There are many times we find ourselves in jamming situations, often simply with another guitar player, and these can be very rewarding, yet sometimes frustrating times as well. The bottom line about any musical situation such as this is that you want to take away as much that is positive from it!
Far too many players these days are very limited in the rhythm guitar department, so much so that I’d have to say it’s become a largely “lost art!” There seems to be no shortage of folks who are happy to play a million notes a minute, but when it comes time for them to back you up, all bets are off! You may have experienced this as a lead player, begging for adequate backup, or you may even be “that” person, who can only shred, but not know a “shred” of rhythm!

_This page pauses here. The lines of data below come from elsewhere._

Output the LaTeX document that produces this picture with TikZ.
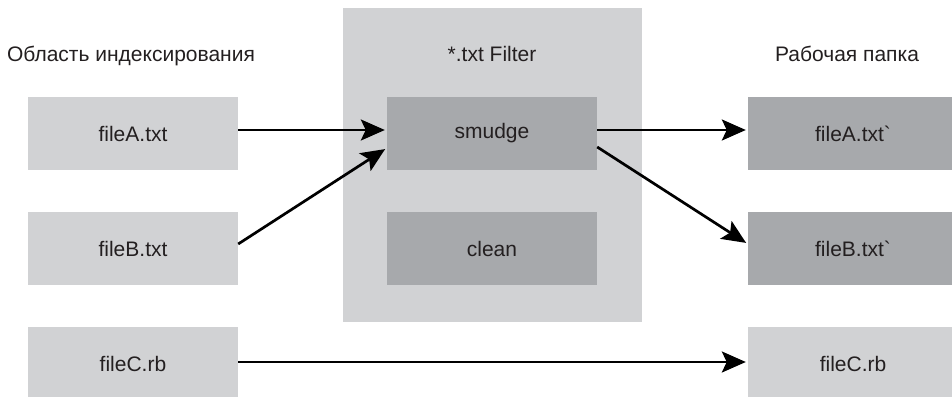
\documentclass[tikz,border=0pt]{standalone}
\usepackage{fontspec}
\setmainfont{Liberation Sans}
\newfontfamily\gravefont{Liberation Sans}[Ligatures=TeXOff]
\usetikzlibrary{arrows.meta}
\definecolor{lightbox}{HTML}{D1D2D4}
\definecolor{darkbox}{HTML}{A7A9AC}
\definecolor{txt}{HTML}{231F20}
\newcommand{\bq}{{\gravefont\symbol{96}}}
\begin{document}
\begin{tikzpicture}[x=1pt,y=-1pt,
  every node/.style={font=\fontsize{21}{25}\selectfont, text=txt},
  filebox/.style={fill=lightbox, minimum width=210pt, minimum height=73pt, inner sep=0pt},
  procbox/.style={fill=darkbox, minimum width=210pt, minimum height=73pt, inner sep=0pt},
  heading/.style={anchor=base, inner sep=0pt},
  flow/.style={draw=black, line width=2.7pt, -{Stealth[length=24pt,width=21pt,inset=5pt]}, shorten >=2pt}
]
\useasboundingbox (0,0) rectangle (952,396);
% filter background
\node[fill=lightbox, minimum width=299pt, minimum height=314pt, inner sep=0pt] (filter) at (492.5,165) {};
% headings
\node[heading] (hidx) at (131,62) {Область индексирования};
\node[heading] (hflt) at (492,62) {*.txt Filter};
\node[heading] (hwd) at (847,62) {Рабочая папка};
% left column
\node[filebox] (fa) at (133,133.5) {fileA.txt};
\node[filebox] (fb) at (133,248.5) {fileB.txt};
\node[filebox] (fc) at (133,363.5) {fileC.rb};
% filter
\node[procbox] (smudge) at (492,133.5) {smudge};
\node[procbox] (clean) at (492,248.5) {clean};
% right column
\node[procbox] (ra) at (853,133.5) {fileA.txt\bq};
\node[procbox] (rb) at (853,248.5) {fileB.txt\bq};
\node[filebox] (rc) at (853,363.5) {fileC.rb};
% arrows
\draw[flow] ([yshift=3.5pt]fa.east) -- ([yshift=3.5pt]smudge.west);
\draw[flow] ([yshift=4.5pt]fb.east) -- ([yshift=-14.5pt]smudge.west);
\draw[flow] ([yshift=3.5pt]smudge.east) -- ([yshift=3.5pt]ra.west);
\draw[flow] ([yshift=-13.5pt]smudge.east) -- ([yshift=4.5pt]rb.west);
\draw[flow] ([yshift=1.5pt]fc.east) -- ([yshift=1.5pt]rc.west);
\end{tikzpicture}
\end{document}
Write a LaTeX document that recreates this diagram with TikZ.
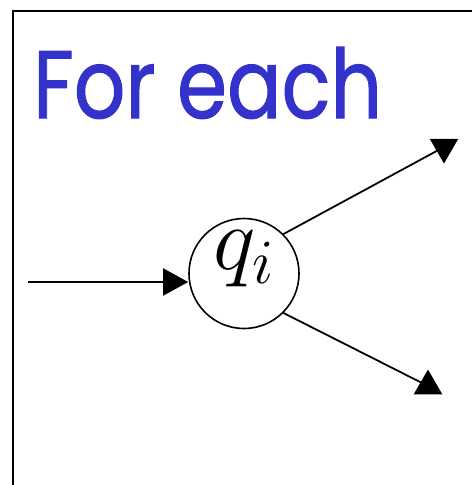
\documentclass[tikz,border=0pt]{standalone}
\usepackage{fix-cm}
\usepackage{fontspec}
\newfontfamily\handfont{Poppins}[FakeBold=1.2]
\usepackage{xcolor}
\definecolor{titleBlue}{HTML}{3333CC}
\definecolor{stateInk}{HTML}{000000}
\usetikzlibrary{positioning, arrows.meta, shapes.geometric}

\begin{document}
\begin{tikzpicture}[
  x=1pt, y=-1pt,
  state/.style = {circle, draw=stateInk, line width=1.6pt,
                  minimum size=110pt, inner sep=0pt},
  arrow/.style = {-{Triangle[length=25pt, width=27pt]}, line width=1.8pt,
                  color=stateInk},
  edge/.style  = {line width=1.8pt, color=stateInk},
  tiphead/.style = {regular polygon, regular polygon sides=3,
                    fill=stateInk, inner sep=0pt, minimum size=33pt},
  title/.style = {font=\handfont\fontsize{96}{96}\selectfont,
                  color=titleBlue, inner sep=0pt, anchor=base west},
]
\useasboundingbox (0,0) rectangle (472,485);

% Frame
\draw[line width=2pt] (12.5,485) -- (12.5,10.5) -- (472,10.5);

% Title
\node[title] (head) at (33,118) {\scalebox{0.84}[1]{For each}};

% State
\node[state] (q) at (244,273.5)
  {\raisebox{4pt}[0pt][0pt]{\fontsize{90}{90}\selectfont$q_i$}};

% Incoming
\coordinate (src) at (28,282);
\draw[arrow] (src) -- (src -| q.west);

% Outgoing
\node[tiphead, shape border rotate=180] (up)   at (444,147) {};
\node[tiphead]                          (down) at (428,386) {};
\draw[edge] (q.45)  -- (up.center);
\draw[edge] (q.-45) -- (down.center);

\end{tikzpicture}
\end{document}
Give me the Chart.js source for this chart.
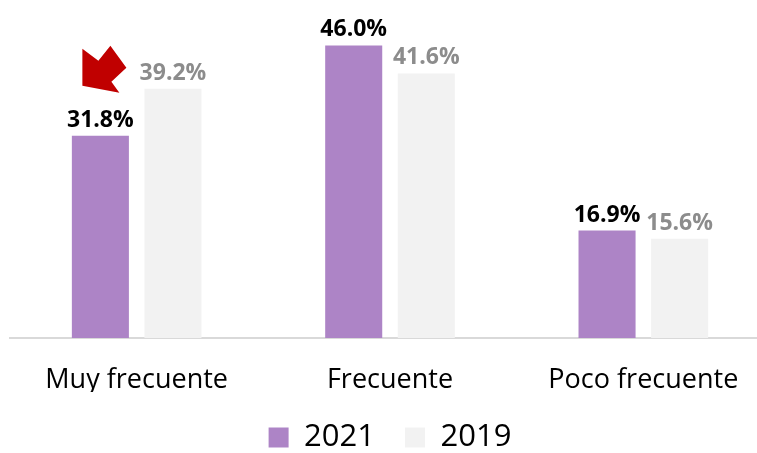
<!DOCTYPE html>
<html>
<head>
<meta charset="utf-8">
<script src="https://cdn.jsdelivr.net/npm/chart.js@4"></script>
<style>
  html, body { margin: 0; padding: 0; background: #fff; overflow: hidden; }
  #wrap { width: 770px; height: 453px; }
</style>
</head>
<body>
<div id="wrap"><canvas id="freqChart" width="770" height="453"></canvas></div>
<script>
// chart data
const categories = ['Muy frecuente', 'Frecuente', 'Poco frecuente'];
const seriesNames = ['2021', '2019'];
const values2021 = [31.8, 46.0, 16.9];
const values2019 = [39.2, 41.6, 15.6];

const purple = '#AD84C6';
const lightGray = '#F2F2F2';

// draws the percentage labels above each bar
const barLabels = {
    id: 'barLabels',
    afterDatasetsDraw(chart) {
        const ctx = chart.ctx;
        ctx.save();
        ctx.font = 'bold 23px "Open Sans", sans-serif';
        ctx.textAlign = 'center';
        ctx.textBaseline = 'bottom';
        chart.data.datasets.forEach((ds, i) => {
            const meta = chart.getDatasetMeta(i);
            ctx.fillStyle = i === 0 ? '#000000' : '#8C8C8C';
            meta.data.forEach((bar, j) => {
                ctx.fillText(ds.data[j].toFixed(1) + '%', bar.x, bar.y - 4);
            });
        });
        ctx.restore();
    }
};

// red arrow pointing at the first 2021 bar
const redArrow = {
    id: 'redArrow',
    afterDatasetsDraw(chart) {
        const bar = chart.getDatasetMeta(0).data[0];
        const x0 = bar.x, y0 = bar.y;
        const pts = [[-18, -87], [-2, -75], [10, -90], [26, -68], [11, -54], [19, -43], [-18, -50]];
        const ctx = chart.ctx;
        ctx.save();
        ctx.fillStyle = '#C00000';
        ctx.beginPath();
        pts.forEach((p, k) => {
            if (k === 0) ctx.moveTo(x0 + p[0], y0 + p[1]);
            else ctx.lineTo(x0 + p[0], y0 + p[1]);
        });
        ctx.closePath();
        ctx.fill();
        ctx.restore();
    }
};

const ctx = document.getElementById('freqChart').getContext('2d');
const freqChart = new Chart(ctx, {
    type: 'bar',
    data: {
        labels: categories,
        datasets: [{
            label: seriesNames[0],
            data: values2021,
            backgroundColor: purple,
            categoryPercentage: 0.573,
            barPercentage: 0.786
        }, {
            label: seriesNames[1],
            data: values2019,
            backgroundColor: lightGray,
            categoryPercentage: 0.573,
            barPercentage: 0.786
        }]
    },
    options: {
        responsive: false,
        animation: false,
        layout: {
            padding: { left: 10, right: 0, top: 20, bottom: -10 }
        },
        scales: {
            x: {
                grid: { display: false },
                border: { color: '#D9D9D9', width: 2 },
                ticks: {
                    color: '#000000',
                    padding: 18,
                    font: { family: '"Open Sans", sans-serif', size: 27 }
                },
                afterFit: function (scale) {
                    scale.height = 54; // leave room before the legend
                }
            },
            y: {
                display: false,
                beginAtZero: true,
                max: 50
            }
        },
        plugins: {
            legend: {
                position: 'bottom',
                labels: {
                    boxWidth: 20,
                    boxHeight: 20,
                    padding: 30,
                    color: '#000000',
                    font: { family: '"Open Sans", sans-serif', size: 31 }
                }
            },
            tooltip: { enabled: false }
        }
    },
    plugins: [barLabels, redArrow]
});
</script>
</body>
</html>
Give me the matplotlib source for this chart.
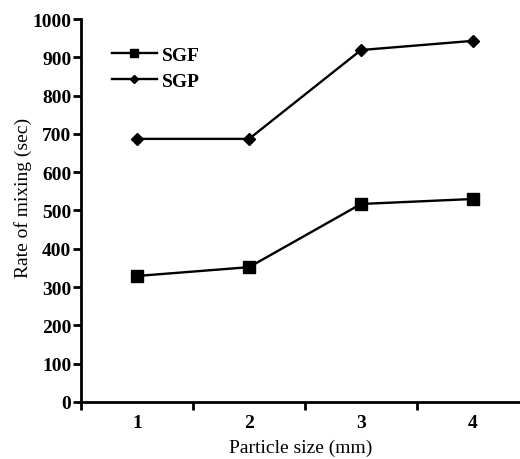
import matplotlib
matplotlib.use("Agg")
import matplotlib.pyplot as plt

categories = [1, 2, 3, 4]
sgf = [329, 352, 517, 530]
sgp = [687, 687, 919, 943]
yticks = [0, 100, 200, 300, 400, 500, 600, 700, 800, 900, 1000]

plt.rcParams['font.family'] = ['Liberation Serif', 'DejaVu Serif']
plt.rcParams['font.weight'] = 'bold'

fig = plt.figure(figsize=(5.2, 4.6), dpi=100)
ax = fig.add_axes([0.156, 0.124, 0.844, 0.8325])

ax.plot(categories, sgf, color='black', lw=1.7, marker='s', ms=8, label='SGF')
ax.plot(categories, sgp, color='black', lw=1.7, marker='D', ms=6, label='SGP')

ax.set_xlim(0.5, 4.42)
ax.set_ylim(0, 1000)
ax.set_yticks(yticks)
ax.set_xticks([0.5, 1.5, 2.5, 3.5])
ax.set_xticklabels([])
ax.set_xticks(categories, minor=True)
ax.set_xticklabels([str(c) for c in categories], minor=True)
ax.tick_params(axis='x', which='minor', length=0, pad=9, labelsize=14)
ax.tick_params(axis='x', which='major', length=6, width=2, direction='out')
ax.tick_params(axis='y', length=6, width=2, direction='out', labelsize=14, pad=1)

for s in ['top', 'right']:
    ax.spines[s].set_visible(False)
for s in ['left', 'bottom']:
    ax.spines[s].set_linewidth(2)

ax.set_xlabel('Particle size (mm)', fontsize=14, labelpad=5)
ax.set_ylabel('Rate of mixing (sec)', fontsize=14, labelpad=0, y=0.535)

ax.legend(loc='upper left', bbox_to_anchor=(0.03, 0.975), frameon=False,
          fontsize=14, handlelength=2.3, handletextpad=0.3, labelspacing=0.45,
          markerscale=0.7)

fig.savefig('out.png', dpi=100)
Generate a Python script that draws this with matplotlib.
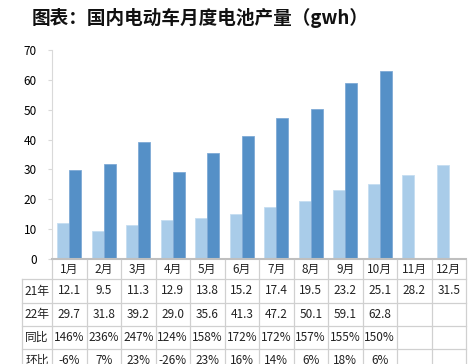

Regardless, this can all change, and when you are jamming with someone, it’s so important to be able to really “tune in” to what that other player is doing. You should be able to follow his or her musical thought process on the guitar thoroughly, and be able to pick up on subtle melodic, as well as rhythmic shifts and changes. I know that when I am “backing up” somebody, I find myself throwing in little harmonies, rhythm changes and other things that are prompted solely by the other player’s actions. This is an incredible learning tool, and that ability to really “tune in” to what another player is doing is what really separates the good players from the great players, in my opinion. Maybe that’s why I so like to discuss my old “sideman” days….the times when for me, it was all about “listening” and being creative with it too. The head-cutting jams I used to have with other players in my College for example, were literally mind-blowing, and used to attract crowds of hundreds of student onlookers who seemed to sense they were watching something “important” happening before their eyes.
What was happening was the development of a player, (myself), who was truly developing the fin art of listening and “playing off of” another player at the same time. Words cannot express the importance of this kind of jamming, and the necessity of learning to “listen carefully” to what the other player is doing! In the end, it will make you a better player, sideman, lead as well as rhythm player, and even a better composer. Because after all, when we are coming up out ideas as players, right on the spot, we are unquestionably composing!